6. CSS/HTML -- You know that feeling you'd get while doing homework for a class you're bad at -- for me, this was all maths, sciences and languages (by that I mean, "Every class except English") -- a class you're required to take although your brain executes no apparent skill or aptitude for it?
That feeling don't end on graduation day, kids. We've got a kickass programmer now, but there's some things one must attempt to do oneself before one can even tell the designer what to design let alone tell the programmer what to put into code and godDAMN that shit is hard. After I finished my college requirements I thought from here on out, I'll only do shit I'm good at, but no. There's always new opportunities to feel that way, wheee!!
5. **Bullshitting - So I'm working, any job, being paid for something and I'm barely even initiated into the computer system before I begin breaking everything down 'til it barely even exists. I'm at a restaurant and my co-workers are earnestly absorbing information about the specials and I'm analyzing the macro-structure of going out to eat as a luxury commodity, how much food America throws out while in other countries starving children fight over bags of rice, how mealtimes are such an imperative part of family, social and worklife structures, how we've made something so animal totally civilized, and so what if you've got an eating disorder and therefore avoid going out to eat then what do you miss how do people look at you and what if we just talked to each other like real people, why do we agree to accept that the waitress will be nice to earn a tip while we all pretend that she's being nice 'cause she honestly cares, honestly thinks you'll be happier and healthier with Grilled Pork Chops or a soda refill. Well at least this job is better than retail 'cause I honestly do believe that people should eat food, but I don't believe they need a fried appetizer, and this is why it's better for me to just go into business for myself because there's a product I can talk about if it's a passion project and omg DO YOU SEE WHAT I MEAN! I mean don't even get me started on psychoanalyzing all my co-workers, we could be here all night/day/whatevs/shift.
They say "get a job you love and you'll never work a day in your life," I say, "Get a job you love and you'll probs avoid getting fired."
photo by cass bird
4. Letting Go For Reals - I never change, it's just circumstances that fit better. The only thing that ever helped me get over something was to replace it with something better or to run away or to change everything about my life completely so that whatever I'm holding onto wouldn't have a place in it. I did that at 14 and again at 23. Now I just write stuff so I'm not allowed to forget.
3. Remembering Numbers -- I'm severely, severely number retarded, and it makes me look really stupid a lot. I get numbers mixed up, even after months working at the same address I often misdirected deliveries. Despite frequenting the joint, I gave Haviland's address as "3E" in a recent reply-all and, back in '06 when I first started coming over, she'd have to stand outside her door at "2E" to intercept me on my way up.

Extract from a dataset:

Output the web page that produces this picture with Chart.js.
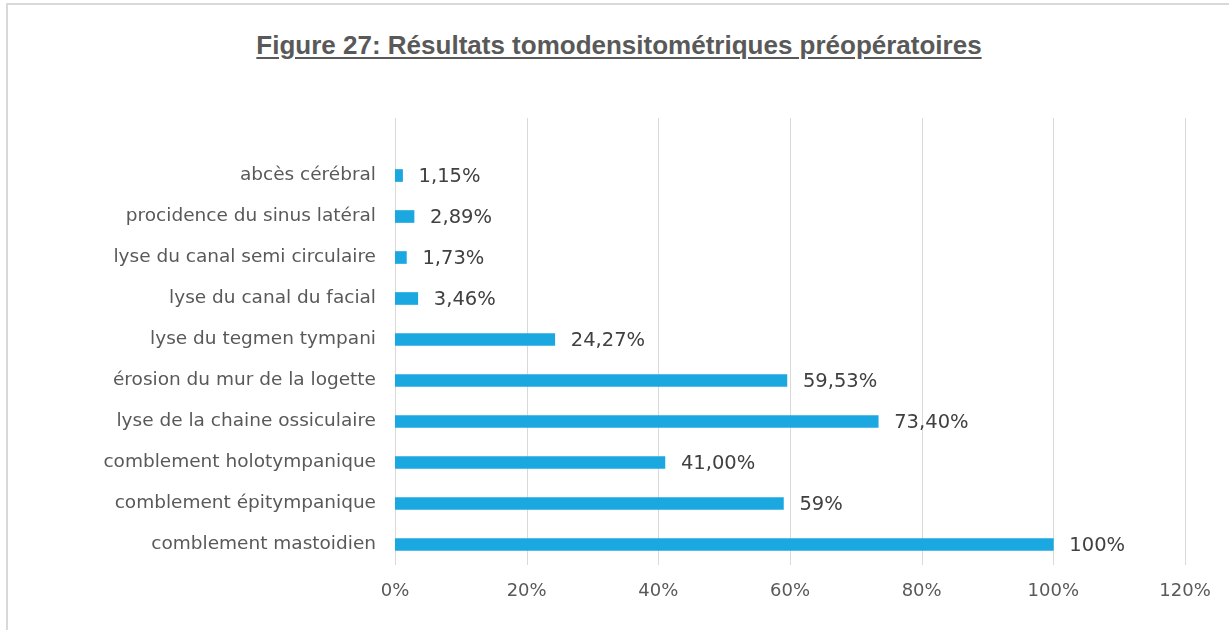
<!DOCTYPE html>
<html>
<head>
<meta charset="utf-8">
<script src="https://cdn.jsdelivr.net/npm/chart.js@4"></script>
<style>
  html, body { margin: 0; padding: 0; width: 1229px; height: 630px; overflow: hidden; background: #fff; }
  #frame { position: absolute; left: 6px; top: 3px; width: 1240px; height: 650px; border: 2px solid #d9d9d9; box-sizing: border-box; }
  #titre { position: absolute; left: 0; top: 30px; width: 1238px; text-align: center;
    font-family: "Liberation Sans", Arial, sans-serif; font-weight: bold; font-size: 26px;
    color: #595959; text-decoration: underline; text-underline-offset: 3px; }
  #wrap { position: absolute; left: 0; top: 0; width: 1229px; height: 630px; }
</style>
</head>
<body>
<div id="frame"></div>
<div id="titre">Figure 27: Résultats tomodensitométriques préopératoires</div>
<div id="wrap"><canvas id="bar-chart"></canvas></div>
<script>
var categories = ["abcès cérébral", "procidence du sinus latéral", "lyse du canal semi circulaire",
  "lyse du canal du facial", "lyse du tegmen tympani", "érosion du mur de la logette",
  "lyse de la chaine ossiculaire", "comblement holotympanique", "comblement épitympanique",
  "comblement mastoidien"];
var valeurs = [1.15, 2.89, 1.73, 3.46, 24.27, 59.53, 73.40, 41.00, 59, 100];
var etiquettes = ["1,15%", "2,89%", "1,73%", "3,46%", "24,27%", "59,53%", "73,40%", "41,00%", "59%", "100%"];
var ticksX = [0, 20, 40, 60, 80, 100, 120];

// grilles verticales qui montent au-dessus de la zone des barres
var grille = {
  id: 'grille',
  beforeDatasetsDraw: function(chart) {
    var ctx = chart.ctx, x = chart.scales.x, area = chart.chartArea;
    ctx.save();
    ctx.strokeStyle = '#d9d9d9';
    ctx.lineWidth = 1;
    ticksX.forEach(function(t) {
      var px = Math.round(x.getPixelForValue(t)) + 0.5;
      ctx.beginPath();
      ctx.moveTo(px, 118);
      ctx.lineTo(px, area.bottom);
      ctx.stroke();
    });
    ctx.restore();
  }
};

var valeursTexte = {
  id: 'valeursTexte',
  afterDatasetsDraw: function(chart) {
    var ctx = chart.ctx;
    ctx.save();
    ctx.font = '19.5px "DejaVu Sans"';
    ctx.fillStyle = '#404040';
    ctx.textBaseline = 'middle';
    chart.getDatasetMeta(0).data.forEach(function(bar, i) {
      ctx.fillText(etiquettes[i], bar.x + 16, bar.y + 1);
    });
    ctx.restore();
  }
};

new Chart(document.getElementById("bar-chart"), {
  type: 'bar',
  data: {
    labels: categories,
    datasets: [{
      data: valeurs,
      backgroundColor: '#1ba8e0',
      barThickness: 12
    }]
  },
  options: {
    indexAxis: 'y',
    responsive: true,
    maintainAspectRatio: false,
    animation: false,
    layout: { padding: { top: 155, right: 44, left: 0, bottom: 0 } },
    plugins: {
      legend: { display: false },
      tooltip: { enabled: false }
    },
    scales: {
      x: {
        min: 0,
        max: 120,
        grid: { display: false },
        border: { display: false },
        afterFit: function(s) { s.height = 65; },
        afterBuildTicks: function(s) { s.ticks = ticksX.map(function(v) { return { value: v }; }); },
        ticks: {
          padding: 8,
          color: '#595959',
          font: { family: 'DejaVu Sans', size: 18 },
          callback: function(v) { return v + '%'; }
        }
      },
      y: {
        grid: { display: false },
        border: { display: false },
        afterFit: function(s) { s.width = 395; },
        ticks: {
          padding: 11,
          color: '#595959',
          font: { family: 'DejaVu Sans', size: 18.5 }
        }
      }
    }
  },
  plugins: [grille, valeursTexte]
});
</script>
</body>
</html>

It's not just numbers, it's symbols too, any kind of arbitrary pattern, I get mixed up. My first year at U-Mich I sent all my mail to the last four digits of my SSN 'cause my actual address was the same sequence with the first two numbers reversed.
I used to chalk this all up to flightiness and an inability to pay attention. But as I grow into the mature blossom of a person that I am, I realize that it's not. I'm gonna start writing shit on my hands again! That worked before. My hands are the softest post-it notes in the world.
2. **Speed-Reading! SPEEEEEDDDD READDDINNNNGGGG!
Oh wait! We won the Uh Huh Her SXSW contest. Does that count? I don't know if our competition was even soapbox derby level.
You know what I was thinking about what I really like in a person? I like people who remember things being better than they were, who conveniently forget the hardest parts. I like that and I like good sleepers, and I like chips and ice cream (not together) and lately I've been really into these sandwich cookies that are like Oreos but the filling is sort of pepperminty.
Oh Carly if you've made it this far: IDEAS. You're genuinely good at ideas. Me too.